DIRECTIONS: Restate the data below word for word. Skip any images it contains.
++++++++
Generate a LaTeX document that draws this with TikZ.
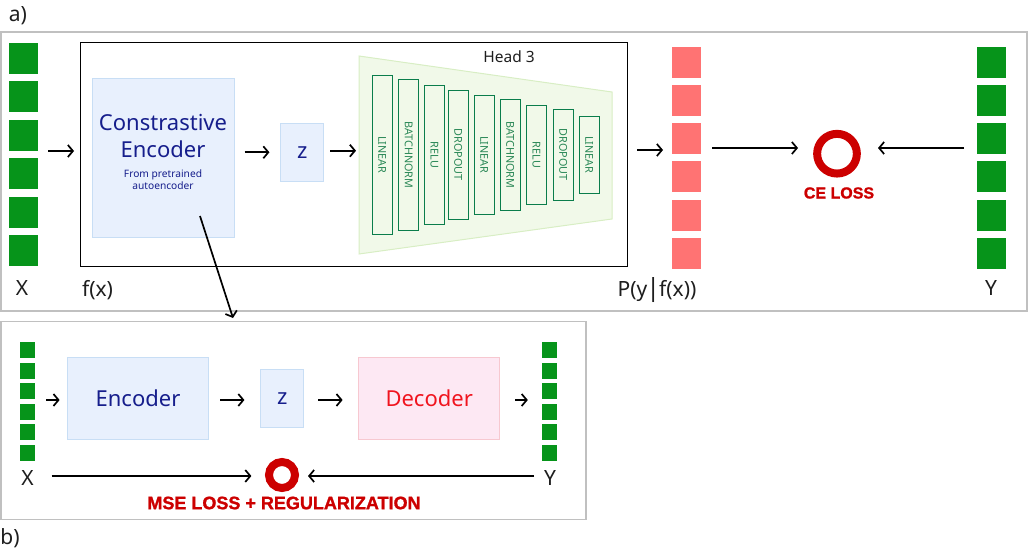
\documentclass[tikz,border=0pt]{standalone}
\usepackage{fontspec}
\setmainfont{Noto Sans}
\newfontfamily\heavyfont{Liberation Sans}[BoldFeatures={FakeBold=1.3}]
\usetikzlibrary{arrows.meta}
\definecolor{sqgreen}{RGB}{6,148,26}
\definecolor{sqred}{RGB}{255,115,115}
\definecolor{lossred}{RGB}{204,0,0}
\definecolor{navy}{RGB}{22,30,140}
\definecolor{bluefill}{RGB}{232,240,253}
\definecolor{blueborder}{RGB}{200,222,245}
\definecolor{pinkfill}{RGB}{253,232,243}
\definecolor{pinkborder}{RGB}{247,200,208}
\definecolor{decred}{RGB}{240,20,30}
\definecolor{headfill}{RGB}{241,249,233}
\definecolor{headborder}{RGB}{216,238,196}
\definecolor{layerborder}{RGB}{10,125,75}
\definecolor{layertext}{RGB}{40,135,85}
\definecolor{panelgray}{RGB}{192,192,192}
\definecolor{txtdark}{RGB}{30,30,30}
\tikzset{
  panelbox/.style={draw=panelgray, line width=1.2pt, inner sep=0},
  bigsq/.style={fill=#1, draw=none, minimum width=29pt, minimum height=31pt, inner sep=0},
  smallsq/.style={fill=sqgreen, draw=none, minimum width=15pt, minimum height=16pt, inner sep=0},
  bluebox/.style={fill=bluefill, draw=blueborder, line width=1pt, inner sep=0},
  pinkbox/.style={fill=pinkfill, draw=pinkborder, line width=1pt, inner sep=0},
  layer/.style={draw=layerborder, line width=1.3pt, rotate=-90, minimum height=20pt, inner sep=0,
    font=\fontsize{10.8}{11}\selectfont, text=layertext},
  lbl/.style={font=\fontsize{21}{25}\selectfont, text=txtdark, inner sep=0},
  navytxt/.style={text=navy, inner sep=0, align=center},
  lossring/.style={circle, draw=lossred, inner sep=0},
  losstxt/.style={text=lossred, inner sep=0, font=\heavyfont\bfseries\fontsize{18}{20}\selectfont},
  arr/.style={-{Straight Barb[length=5pt,width=12pt]}, line width=1.7pt, black},
}
\begin{document}
\begin{tikzpicture}[x=1pt,y=-1pt]
\useasboundingbox (0,0) rectangle (1029,551);
% panels
\node[panelbox, minimum width=1026pt, minimum height=279pt] (pa) at (514,171.5) {};
\node[panelbox, minimum width=585pt, minimum height=197.6pt] (pb) at (293.5,420.5) {};
\node[lbl, anchor=center] (alab) at (18,16) {a)};
\node[lbl, anchor=center] (blab) at (10,538) {b)};

% ---------- panel a ----------
\foreach \i in {0,...,5} {
  \node[bigsq=sqgreen] (xa\i) at (23.5,{58.5+38.4*\i}) {};
  \node[bigsq=sqred] (pr\i) at (686.5,{62.2+38.2*\i}) {};
  \node[bigsq=sqgreen] (ya\i) at (991.5,{62.2+38.2*\i}) {};
}
\node[lbl] (xlab) at (22,288) {X};
\node[lbl] (ylab) at (991,288) {Y};
\node[lbl] (plab) at (657,290.5) {P(y\kern-1pt{\fontsize{25}{25}\selectfont|}\kern-1pt f(x))};
\node[lbl] (fxlab) at (97.5,290) {f(x)};

\node[draw=black, line width=1pt, minimum width=547pt, minimum height=223pt, inner sep=0] (fx) at (353.5,154.5) {};

\node[bluebox, minimum width=142pt, minimum height=158pt] (ce) at (163,158) {};
\node[navytxt, font=\fontsize{22}{27}\selectfont] (cet) at (163,136.5) {Constrastive\\Encoder};
\node[navytxt, font=\fontsize{10.2}{12}\selectfont] (cesub) at (163,180) {From pretrained\\autoencoder};

\node[bluebox, minimum width=42.7pt, minimum height=58pt, text=navy, font=\fontsize{22}{26}\selectfont] (za) at (302.3,152.3) {z};

\draw[fill=headfill, draw=headborder, line width=1pt] (359,56) -- (612,92) -- (612,219) -- (359,254) -- cycle;
\coordinate (headin) at (359,150.7);
\node[text=txtdark, inner sep=0, font=\fontsize{15.5}{17}\selectfont] (headlab) at (509,57) {Head 3};
\foreach \x/\h/\t [count=\i] in {382.3/159/LINEAR, 408.7/151.4/BATCHNORM, 434.3/139/RELU, 458.3/129/DROPOUT,
  484.3/119/LINEAR, 510.3/111/BATCHNORM, 536.3/99/RELU, 563.3/91/DROPOUT, 589.3/77/LINEAR} {
  \node[layer, minimum width=\h pt] (L\i) at (\x,154.9) {\t};
}

\node[lossring, line width=8pt, minimum size=39.7pt] (celoss) at (837,153.7) {};
\node[losstxt, font=\heavyfont\bfseries\fontsize{16}{18}\selectfont] (celosstxt) at (839,193) {CE LOSS};

\coordinate (xaout) at (48,151);
\coordinate (fxin) at (74,151);
\coordinate (headout) at (637,150);
\coordinate (prin) at (663,150);
\coordinate (prout) at (712,148);
\coordinate (celossL) at (798,148);
\coordinate (yaout) at (964,148);
\coordinate (celossR) at (878,148);
\draw[arr] (xaout) -- (fxin);
\draw[arr, shorten <=10pt, shorten >=11pt] (ce.east |- za.west) -- (za.west);
\draw[arr, shorten <=6.3pt, shorten >=3pt] (za.east |- headin) -- (headin);
\draw[arr] (headout) -- (prin);
\draw[arr] (prout) -- (celossL);
\draw[arr] (yaout) -- (celossR);

% arrow from constrastive encoder to panel b
\coordinate (downstart) at (200,216);
\coordinate (downend) at (233,318);
\draw[arr] (downstart) -- (downend);

% ---------- panel b ----------
\foreach \i in {0,...,5} {
  \node[smallsq] (xb\i) at (27.4,{350.2+20.46*\i}) {};
  \node[smallsq] (yb\i) at (549.5,{350.2+20.46*\i}) {};
}
\node[bluebox, minimum width=141pt, minimum height=82pt, text=navy, font=\fontsize{22}{26}\selectfont] (enc) at (138,398.3) {Encoder};
\node[bluebox, minimum width=42.5pt, minimum height=58pt, text=navy, font=\fontsize{22}{26}\selectfont] (zb) at (282.2,398.3) {z};
\node[pinkbox, minimum width=141pt, minimum height=82pt, text=decred, font=\fontsize{22}{26}\selectfont] (dec) at (429.2,398.3) {Decoder};

\coordinate (xbout) at (46,400);
\draw[arr, shorten >=7.4pt] (xbout) -- (enc.west |- xbout);
\draw[arr, shorten <=11.4pt, shorten >=16pt] (enc.east |- xbout) -- (zb.west |- xbout);
\draw[arr, shorten <=14.5pt, shorten >=15.6pt] (zb.east |- xbout) -- (dec.west |- xbout);
\draw[arr, shorten <=15pt, shorten >=14pt] (dec.east |- xbout) -- (yb3.west |- xbout);

\node[lbl] (xblab) at (27.5,478) {X};
\node[lbl] (yblab) at (550,478) {Y};
\node[lossring, line width=8pt, minimum size=26pt] (mseloss) at (282,475) {};
\node[losstxt] (mselosstxt) at (284,503) {MSE LOSS + REGULARIZATION};
\coordinate (xbl) at (51.7,476);
\coordinate (msel) at (251.4,476);
\coordinate (ybl) at (534,476);
\coordinate (mser) at (308,476);
\draw[arr] (xbl) -- (msel);
\draw[arr] (ybl) -- (mser);
\end{tikzpicture}
\end{document}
++++++++
TASK RESULT:
Generate a LaTeX document that draws this with TikZ.
\documentclass[tikz,border=0pt]{standalone}
\usepackage{fontspec}
\setmainfont{Noto Sans}
\newfontfamily\heavyfont{Liberation Sans}[BoldFeatures={FakeBold=1.3}]
\usetikzlibrary{arrows.meta}
\definecolor{sqgreen}{RGB}{6,148,26}
\definecolor{sqred}{RGB}{255,115,115}
\definecolor{lossred}{RGB}{204,0,0}
\definecolor{navy}{RGB}{22,30,140}
\definecolor{bluefill}{RGB}{232,240,253}
\definecolor{blueborder}{RGB}{200,222,245}
\definecolor{pinkfill}{RGB}{253,232,243}
\definecolor{pinkborder}{RGB}{247,200,208}
\definecolor{decred}{RGB}{240,20,30}
\definecolor{headfill}{RGB}{241,249,233}
\definecolor{headborder}{RGB}{216,238,196}
\definecolor{layerborder}{RGB}{10,125,75}
\definecolor{layertext}{RGB}{40,135,85}
\definecolor{panelgray}{RGB}{192,192,192}
\definecolor{txtdark}{RGB}{30,30,30}
\tikzset{
  panelbox/.style={draw=panelgray, line width=1.2pt, inner sep=0},
  bigsq/.style={fill=#1, draw=none, minimum width=29pt, minimum height=31pt, inner sep=0},
  smallsq/.style={fill=sqgreen, draw=none, minimum width=15pt, minimum height=16pt, inner sep=0},
  bluebox/.style={fill=bluefill, draw=blueborder, line width=1pt, inner sep=0},
  pinkbox/.style={fill=pinkfill, draw=pinkborder, line width=1pt, inner sep=0},
  layer/.style={draw=layerborder, line width=1.3pt, rotate=-90, minimum height=20pt, inner sep=0,
    font=\fontsize{10.8}{11}\selectfont, text=layertext},
  lbl/.style={font=\fontsize{21}{25}\selectfont, text=txtdark, inner sep=0},
  navytxt/.style={text=navy, inner sep=0, align=center},
  lossring/.style={circle, draw=lossred, inner sep=0},
  losstxt/.style={text=lossred, inner sep=0, font=\heavyfont\bfseries\fontsize{18}{20}\selectfont},
  arr/.style={-{Straight Barb[length=5pt,width=12pt]}, line width=1.7pt, black},
}
\begin{document}
\begin{tikzpicture}[x=1pt,y=-1pt]
\useasboundingbox (0,0) rectangle (1029,551);
% panels
\node[panelbox, minimum width=1026pt, minimum height=279pt] (pa) at (514,171.5) {};
\node[panelbox, minimum width=585pt, minimum height=197.6pt] (pb) at (293.5,420.5) {};
\node[lbl, anchor=center] (alab) at (18,16) {a)};
\node[lbl, anchor=center] (blab) at (10,538) {b)};

% ---------- panel a ----------
\foreach \i in {0,...,5} {
  \node[bigsq=sqgreen] (xa\i) at (23.5,{58.5+38.4*\i}) {};
  \node[bigsq=sqred] (pr\i) at (686.5,{62.2+38.2*\i}) {};
  \node[bigsq=sqgreen] (ya\i) at (991.5,{62.2+38.2*\i}) {};
}
\node[lbl] (xlab) at (22,288) {X};
\node[lbl] (ylab) at (991,288) {Y};
\node[lbl] (plab) at (657,290.5) {P(y\kern-1pt{\fontsize{25}{25}\selectfont|}\kern-1pt f(x))};
\node[lbl] (fxlab) at (97.5,290) {f(x)};

\node[draw=black, line width=1pt, minimum width=547pt, minimum height=223pt, inner sep=0] (fx) at (353.5,154.5) {};

\node[bluebox, minimum width=142pt, minimum height=158pt] (ce) at (163,158) {};
\node[navytxt, font=\fontsize{22}{27}\selectfont] (cet) at (163,136.5) {Constrastive\\Encoder};
\node[navytxt, font=\fontsize{10.2}{12}\selectfont] (cesub) at (163,180) {From pretrained\\autoencoder};

\node[bluebox, minimum width=42.7pt, minimum height=58pt, text=navy, font=\fontsize{22}{26}\selectfont] (za) at (302.3,152.3) {z};

\draw[fill=headfill, draw=headborder, line width=1pt] (359,56) -- (612,92) -- (612,219) -- (359,254) -- cycle;
\coordinate (headin) at (359,150.7);
\node[text=txtdark, inner sep=0, font=\fontsize{15.5}{17}\selectfont] (headlab) at (509,57) {Head 3};
\foreach \x/\h/\t [count=\i] in {382.3/159/LINEAR, 408.7/151.4/BATCHNORM, 434.3/139/RELU, 458.3/129/DROPOUT,
  484.3/119/LINEAR, 510.3/111/BATCHNORM, 536.3/99/RELU, 563.3/91/DROPOUT, 589.3/77/LINEAR} {
  \node[layer, minimum width=\h pt] (L\i) at (\x,154.9) {\t};
}

\node[lossring, line width=8pt, minimum size=39.7pt] (celoss) at (837,153.7) {};
\node[losstxt, font=\heavyfont\bfseries\fontsize{16}{18}\selectfont] (celosstxt) at (839,193) {CE LOSS};

\coordinate (xaout) at (48,151);
\coordinate (fxin) at (74,151);
\coordinate (headout) at (637,150);
\coordinate (prin) at (663,150);
\coordinate (prout) at (712,148);
\coordinate (celossL) at (798,148);
\coordinate (yaout) at (964,148);
\coordinate (celossR) at (878,148);
\draw[arr] (xaout) -- (fxin);
\draw[arr, shorten <=10pt, shorten >=11pt] (ce.east |- za.west) -- (za.west);
\draw[arr, shorten <=6.3pt, shorten >=3pt] (za.east |- headin) -- (headin);
\draw[arr] (headout) -- (prin);
\draw[arr] (prout) -- (celossL);
\draw[arr] (yaout) -- (celossR);

% arrow from constrastive encoder to panel b
\coordinate (downstart) at (200,216);
\coordinate (downend) at (233,318);
\draw[arr] (downstart) -- (downend);

% ---------- panel b ----------
\foreach \i in {0,...,5} {
  \node[smallsq] (xb\i) at (27.4,{350.2+20.46*\i}) {};
  \node[smallsq] (yb\i) at (549.5,{350.2+20.46*\i}) {};
}
\node[bluebox, minimum width=141pt, minimum height=82pt, text=navy, font=\fontsize{22}{26}\selectfont] (enc) at (138,398.3) {Encoder};
\node[bluebox, minimum width=42.5pt, minimum height=58pt, text=navy, font=\fontsize{22}{26}\selectfont] (zb) at (282.2,398.3) {z};
\node[pinkbox, minimum width=141pt, minimum height=82pt, text=decred, font=\fontsize{22}{26}\selectfont] (dec) at (429.2,398.3) {Decoder};

\coordinate (xbout) at (46,400);
\draw[arr, shorten >=7.4pt] (xbout) -- (enc.west |- xbout);
\draw[arr, shorten <=11.4pt, shorten >=16pt] (enc.east |- xbout) -- (zb.west |- xbout);
\draw[arr, shorten <=14.5pt, shorten >=15.6pt] (zb.east |- xbout) -- (dec.west |- xbout);
\draw[arr, shorten <=15pt, shorten >=14pt] (dec.east |- xbout) -- (yb3.west |- xbout);

\node[lbl] (xblab) at (27.5,478) {X};
\node[lbl] (yblab) at (550,478) {Y};
\node[lossring, line width=8pt, minimum size=26pt] (mseloss) at (282,475) {};
\node[losstxt] (mselosstxt) at (284,503) {MSE LOSS + REGULARIZATION};
\coordinate (xbl) at (51.7,476);
\coordinate (msel) at (251.4,476);
\coordinate (ybl) at (534,476);
\coordinate (mser) at (308,476);
\draw[arr] (xbl) -- (msel);
\draw[arr] (ybl) -- (mser);
\end{tikzpicture}
\end{document}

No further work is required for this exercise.